You could try like this: skip 10 lines then write to another file

path2text = 'temp/brown_fox.txt'
savepath = 'temp/short_brown_fox.txt'

# skip the first 10 lines
with open(path2text, 'r') as infile, open(savepath, 'a') as outfile:
    count = 0
    for line in infile:
        count+=1
        print(line)
        if count >= 11:
            outfile.writelines(line)
even if using vi is not a 100% pythonic way, it remains the simplest way in my mind, and fast (no loop).

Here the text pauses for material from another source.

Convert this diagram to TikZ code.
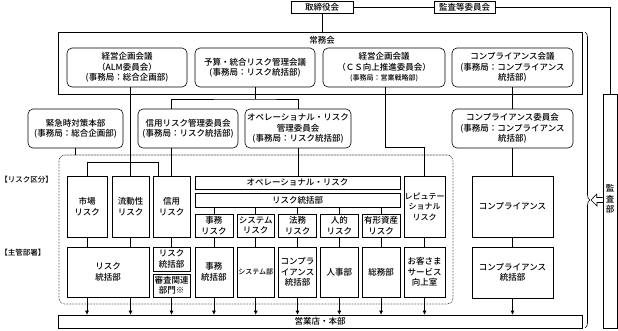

It can be directly inserted in my python code without using a bash script or another tool.

Everyone has ever used cp, mv in its code -i've ever experienced other common basic commands (grep, sed, vi, wc , etc) to deal with huge files Wink
(Aug-07-2024, 06:51 PM)Pedroski55 Wrote: [ -> ]All seems awfully complicated!
I made every effort to avoid writing a for loop in my solution, for performance. That's why obvious solutions are not necessarily the best ones. Simple code does not mean efficient code.

That said, we'd need measures to compare the performance of the various solutions.

Using an external Linux command is probably the most efficient on large files because these tools are highly optimized (but it is less portable than a pure Python script using the standard library).